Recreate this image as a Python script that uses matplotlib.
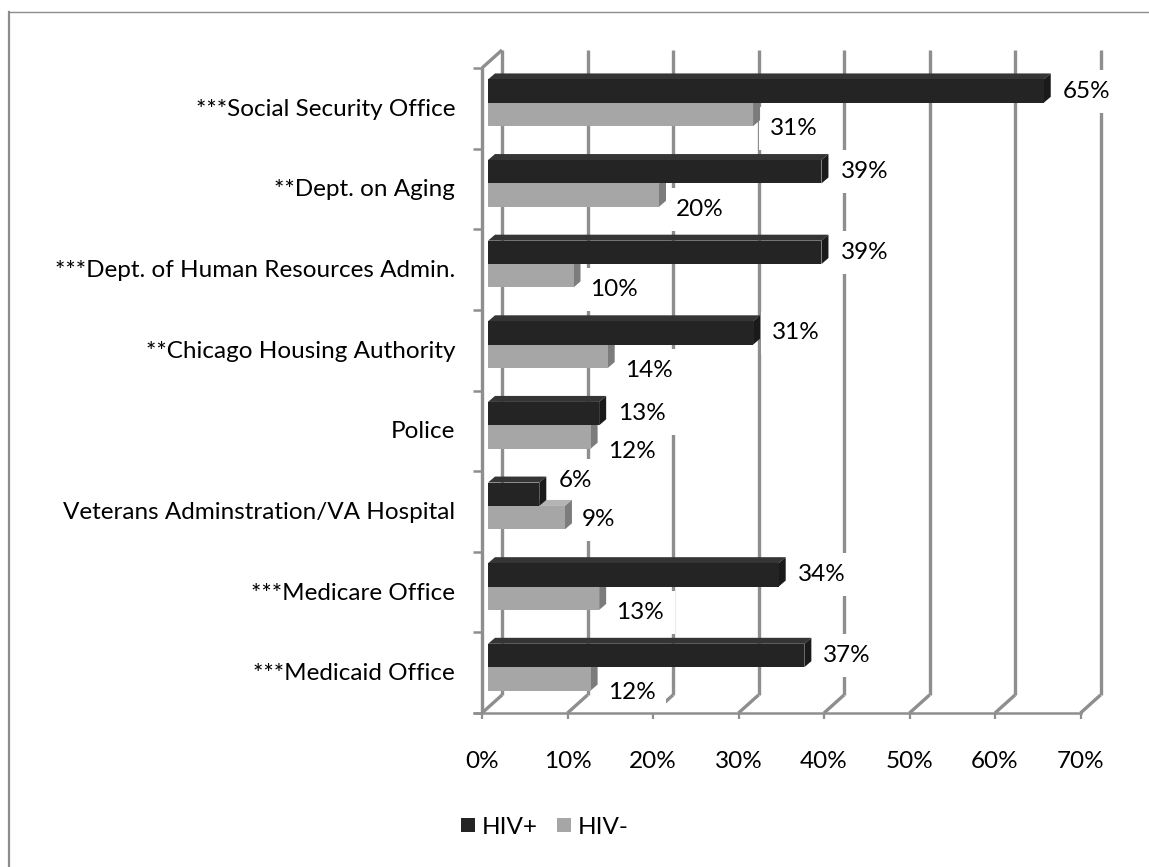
import matplotlib
matplotlib.use('Agg')
import matplotlib.pyplot as plt
from matplotlib.patches import Polygon, Patch
from matplotlib.lines import Line2D
from matplotlib.transforms import offset_copy, IdentityTransform

# data (top to bottom)
categories = ['***Social Security Office', '**Dept. on Aging',
              '***Dept. of Human Resources Admin.', '**Chicago Housing Authority',
              'Police', 'Veterans Adminstration/VA Hospital',
              '***Medicare Office', '***Medicaid Office']
hiv_pos = [65, 39, 39, 31, 13, 6, 34, 37]
hiv_neg = [31, 20, 10, 14, 12, 9, 13, 12]
x_ticks = [0, 10, 20, 30, 40, 50, 60, 70]
series_names = ['HIV+', 'HIV-']

plt.rcParams['font.family'] = ['Lato', 'DejaVu Sans']
FS = 17.5

W, H = 1149, 867
fig = plt.figure(figsize=(W / 100, H / 100), dpi=100)
# axes = the plane the bars sit in; front wall and back wall are pixel offsets of it
ax = fig.add_axes([488 / W, 1 - 707.5 / H, 598.5 / W, 645 / H])
ax.set_xlim(0, 70)
ax.set_ylim(7.5, -0.5)
ax.axis('off')

front = offset_copy(ax.transData, fig=fig, x=-6, y=-5.5, units='dots')
back = offset_copy(ax.transData, fig=fig, x=14, y=12.5, units='dots')
grid_c = '#8e8e8e'
grid_lw = 2.4


def seg(p, q, **kw):
    ax.add_line(Line2D([p[0], q[0]], [p[1], q[1]], transform=IdentityTransform(),
                       clip_on=False, solid_capstyle='butt', **kw))


# back wall gridlines + floor diagonals
for t in x_ticks:
    ax.plot([t, t], [7.5, -0.5], transform=back, color=grid_c, lw=grid_lw,
            clip_on=False, zorder=1, solid_capstyle='butt')
    seg(front.transform((t, 7.5)), back.transform((t, 7.5)),
        color=grid_c, lw=grid_lw, zorder=1)
# left wall top
seg(front.transform((0, -0.5)), back.transform((0, -0.5)),
    color=grid_c, lw=grid_lw, zorder=1)

# front axes
ax.plot([0, 0], [7.5, -0.5], transform=front, color=grid_c, lw=grid_lw,
        clip_on=False, zorder=2.5, solid_capstyle='butt')
left_tick = offset_copy(front, fig=fig, x=-9, y=0, units='dots')
ax.plot([0, 70], [7.5, 7.5], transform=front, color=grid_c, lw=1.8,
        clip_on=False, zorder=2.5)
for k in range(9):
    yk = k - 0.5
    seg(front.transform((0, yk)), left_tick.transform((0, yk)), color=grid_c, lw=1.8)
down_tick = offset_copy(front, fig=fig, x=0, y=-6, units='dots')
for t in x_ticks:
    seg(front.transform((t, 7.5)), down_tick.transform((t, 7.5)), color=grid_c, lw=1.6)
seg(left_tick.transform((0, 7.5)), front.transform((0, 7.5)), color=grid_c, lw=1.8)

# 3d bars
bar_h = 0.29
dep = (7, 6)


def bar3d(y, v, c_front, c_top, c_side, z):
    ax.barh(y, v, height=bar_h, align='edge', color=c_front, zorder=z)
    (x0, y0), (x1, y1) = ax.transData.transform([(0, y + bar_h), (v, y)])
    dx, dy = dep
    top = [(x0, y1), (x1, y1), (x1 + dx, y1 + dy), (x0 + dx, y1 + dy)]
    side = [(x1, y0), (x1 + dx, y0 + dy), (x1 + dx, y1 + dy), (x1, y1)]
    ax.add_patch(Polygon(top, closed=True, fc=c_top, ec='none',
                         transform=IdentityTransform(), clip_on=False, zorder=z - 0.1))
    ax.add_patch(Polygon(side, closed=True, fc=c_side, ec='none',
                         transform=IdentityTransform(), clip_on=False, zorder=z - 0.1))


# label nudges in pixels (Excel moved the Veterans labels to avoid overlap)
pos_dy = [0, 0, 0, 0, 0, 14, 0, 0]
neg_dy = [-14, -14, -14, -14, -14, -2, -14, -14]

lab_box = dict(boxstyle='square,pad=0.45', fc='white', ec='none')
for i, (p, n) in enumerate(zip(hiv_pos, hiv_neg)):
    bar3d(i - bar_h, p, '#242424', '#353535', '#1a1a1a', 5)
    bar3d(i, n, '#a6a6a6', '#b4b4b4', '#7c7c7c', 3)
    ax.annotate(f'{p}%', xy=(p, i - bar_h / 2), xytext=(19, pos_dy[i]),
                textcoords='offset pixels', ha='left', va='center',
                fontsize=FS, bbox=lab_box, zorder=2, annotation_clip=False)
    ax.annotate(f'{n}%', xy=(n, i + bar_h / 2), xytext=(17, neg_dy[i]),
                textcoords='offset pixels', ha='left', va='center',
                fontsize=FS, bbox=lab_box, zorder=2, annotation_clip=False)

# category labels
cat_tr = offset_copy(front, fig=fig, x=-27, y=-1, units='dots')
for i, c in enumerate(categories):
    ax.text(0, i, c, transform=cat_tr, ha='right', va='center', fontsize=FS)

# x tick labels
xt_tr = offset_copy(front, fig=fig, x=0, y=-48, units='dots')
for t in x_ticks:
    ax.text(t, 7.5, f'{t}%', transform=xt_tr, ha='center', va='center', fontsize=FS)

handles = [Patch(fc='#242424'), Patch(fc='#a6a6a6')]
fig.legend(handles, series_names, loc='center', bbox_to_anchor=(545 / W, 1 - 827 / H),
           ncol=2, frameon=False, fontsize=FS, handlelength=0.55, handleheight=0.55,
           handletextpad=0.3, columnspacing=0.8)

# chart area border (only top/left visible in the crop)
fig.add_artist(Line2D([9 / W, 1], [1 - 12 / H, 1 - 12 / H], transform=fig.transFigure,
                      color='#8c8c8c', lw=1))
fig.add_artist(Line2D([9 / W, 9 / W], [0, 1 - 12 / H], transform=fig.transFigure,
                      color='#8c8c8c', lw=1.6))

fig.savefig('out.png', dpi=100)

#### STATED PROBLEM:
Repeat the lines exactly as they stand, from the opening line of the data through the line with "from matplotlib.transforms import". Pictures stay out of the copy.

#### RESPONSE TO THE EXERCISE:
Recreate this image as a Python script that uses matplotlib.
import matplotlib
matplotlib.use('Agg')
import matplotlib.pyplot as plt
from matplotlib.patches import Polygon, Patch
from matplotlib.lines import Line2D
from matplotlib.transforms import offset_copy, IdentityTransform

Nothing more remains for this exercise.